WORK TO DO:
Your task is to return, exactly, the run of lines starting at the line holding "Convert this chart" and ending at the line holding "plt.rcParams['font.family'] = ['Liberation", both ends included and no other lines.

PROVIDED DATA:
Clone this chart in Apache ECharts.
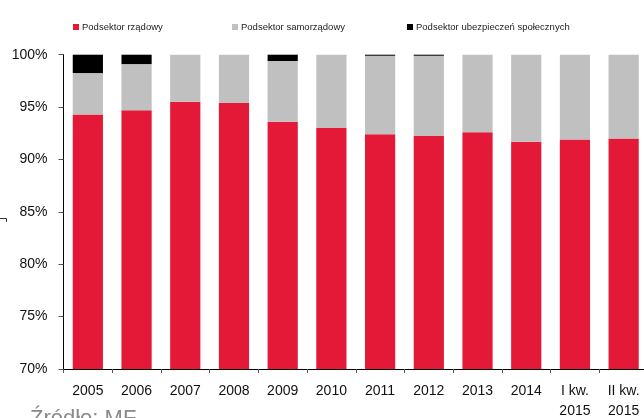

* * *

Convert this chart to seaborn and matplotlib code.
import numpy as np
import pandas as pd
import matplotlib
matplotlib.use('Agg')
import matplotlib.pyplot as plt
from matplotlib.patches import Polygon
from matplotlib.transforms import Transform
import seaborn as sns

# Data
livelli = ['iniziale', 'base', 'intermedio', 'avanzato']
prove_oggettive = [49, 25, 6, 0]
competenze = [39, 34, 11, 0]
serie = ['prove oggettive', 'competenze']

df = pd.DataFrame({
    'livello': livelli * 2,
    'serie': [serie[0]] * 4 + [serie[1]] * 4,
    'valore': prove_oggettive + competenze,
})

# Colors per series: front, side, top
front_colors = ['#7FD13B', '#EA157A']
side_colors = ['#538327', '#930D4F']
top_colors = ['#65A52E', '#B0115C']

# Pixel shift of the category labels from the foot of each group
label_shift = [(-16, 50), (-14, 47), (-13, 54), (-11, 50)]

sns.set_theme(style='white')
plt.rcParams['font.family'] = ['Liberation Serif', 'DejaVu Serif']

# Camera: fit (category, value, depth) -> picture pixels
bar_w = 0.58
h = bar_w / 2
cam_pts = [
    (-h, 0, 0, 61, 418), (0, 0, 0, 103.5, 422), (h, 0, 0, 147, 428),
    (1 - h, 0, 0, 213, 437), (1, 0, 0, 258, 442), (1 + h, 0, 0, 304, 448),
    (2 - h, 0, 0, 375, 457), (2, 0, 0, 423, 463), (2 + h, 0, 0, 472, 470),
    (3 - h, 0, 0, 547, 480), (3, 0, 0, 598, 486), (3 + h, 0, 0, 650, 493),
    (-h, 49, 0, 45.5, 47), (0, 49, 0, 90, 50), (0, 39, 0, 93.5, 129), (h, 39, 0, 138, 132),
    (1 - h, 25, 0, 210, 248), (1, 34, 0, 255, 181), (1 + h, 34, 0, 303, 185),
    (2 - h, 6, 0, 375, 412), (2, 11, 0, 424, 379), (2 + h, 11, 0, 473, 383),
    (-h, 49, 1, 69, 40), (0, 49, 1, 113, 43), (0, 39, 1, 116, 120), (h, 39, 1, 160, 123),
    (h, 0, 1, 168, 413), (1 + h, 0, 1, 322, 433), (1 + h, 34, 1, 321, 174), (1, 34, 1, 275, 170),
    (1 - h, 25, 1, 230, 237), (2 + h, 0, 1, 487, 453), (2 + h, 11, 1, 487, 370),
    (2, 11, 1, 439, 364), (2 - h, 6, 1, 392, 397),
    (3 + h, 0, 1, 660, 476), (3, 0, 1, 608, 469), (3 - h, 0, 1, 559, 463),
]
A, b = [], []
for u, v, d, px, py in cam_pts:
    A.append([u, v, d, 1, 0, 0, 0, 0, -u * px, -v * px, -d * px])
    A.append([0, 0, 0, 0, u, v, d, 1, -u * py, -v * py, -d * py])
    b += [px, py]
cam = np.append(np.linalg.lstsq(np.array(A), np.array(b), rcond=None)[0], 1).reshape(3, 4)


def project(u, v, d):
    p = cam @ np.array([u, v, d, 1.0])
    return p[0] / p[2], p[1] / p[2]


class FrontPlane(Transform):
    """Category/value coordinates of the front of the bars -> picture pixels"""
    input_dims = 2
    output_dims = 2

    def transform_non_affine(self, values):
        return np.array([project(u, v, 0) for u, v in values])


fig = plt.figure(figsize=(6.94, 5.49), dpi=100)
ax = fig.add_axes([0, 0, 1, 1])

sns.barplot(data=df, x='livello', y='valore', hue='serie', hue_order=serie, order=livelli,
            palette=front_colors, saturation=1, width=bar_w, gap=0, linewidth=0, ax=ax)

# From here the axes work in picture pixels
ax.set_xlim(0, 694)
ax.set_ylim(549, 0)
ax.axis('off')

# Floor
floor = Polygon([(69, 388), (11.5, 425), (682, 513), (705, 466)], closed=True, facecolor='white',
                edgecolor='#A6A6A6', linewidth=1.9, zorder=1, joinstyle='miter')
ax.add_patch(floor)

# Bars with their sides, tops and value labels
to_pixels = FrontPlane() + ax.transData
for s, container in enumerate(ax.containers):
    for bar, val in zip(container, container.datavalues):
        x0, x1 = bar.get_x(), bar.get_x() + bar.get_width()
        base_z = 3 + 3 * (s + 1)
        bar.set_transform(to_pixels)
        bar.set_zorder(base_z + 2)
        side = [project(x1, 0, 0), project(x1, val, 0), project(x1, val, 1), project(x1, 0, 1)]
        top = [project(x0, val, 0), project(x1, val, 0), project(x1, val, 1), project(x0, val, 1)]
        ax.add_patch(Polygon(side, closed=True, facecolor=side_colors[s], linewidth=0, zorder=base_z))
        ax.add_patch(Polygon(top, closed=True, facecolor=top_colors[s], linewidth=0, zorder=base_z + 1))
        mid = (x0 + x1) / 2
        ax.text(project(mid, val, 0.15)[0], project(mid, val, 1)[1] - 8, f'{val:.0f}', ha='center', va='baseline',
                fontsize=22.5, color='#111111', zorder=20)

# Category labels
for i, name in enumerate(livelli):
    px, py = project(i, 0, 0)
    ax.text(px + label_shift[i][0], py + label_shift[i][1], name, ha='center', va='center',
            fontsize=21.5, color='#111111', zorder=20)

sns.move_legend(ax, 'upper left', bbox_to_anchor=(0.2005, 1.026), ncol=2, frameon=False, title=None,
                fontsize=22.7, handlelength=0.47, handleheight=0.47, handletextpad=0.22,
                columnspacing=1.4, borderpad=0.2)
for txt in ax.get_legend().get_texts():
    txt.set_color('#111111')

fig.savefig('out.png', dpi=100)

EXERCISE RESULT:
Convert this chart to seaborn and matplotlib code.
import numpy as np
import pandas as pd
import matplotlib
matplotlib.use('Agg')
import matplotlib.pyplot as plt
from matplotlib.patches import Polygon
from matplotlib.transforms import Transform
import seaborn as sns

# Data
livelli = ['iniziale', 'base', 'intermedio', 'avanzato']
prove_oggettive = [49, 25, 6, 0]
competenze = [39, 34, 11, 0]
serie = ['prove oggettive', 'competenze']

df = pd.DataFrame({
    'livello': livelli * 2,
    'serie': [serie[0]] * 4 + [serie[1]] * 4,
    'valore': prove_oggettive + competenze,
})

# Colors per series: front, side, top
front_colors = ['#7FD13B', '#EA157A']
side_colors = ['#538327', '#930D4F']
top_colors = ['#65A52E', '#B0115C']

# Pixel shift of the category labels from the foot of each group
label_shift = [(-16, 50), (-14, 47), (-13, 54), (-11, 50)]

sns.set_theme(style='white')
plt.rcParams['font.family'] = ['Liberation Serif', 'DejaVu Serif']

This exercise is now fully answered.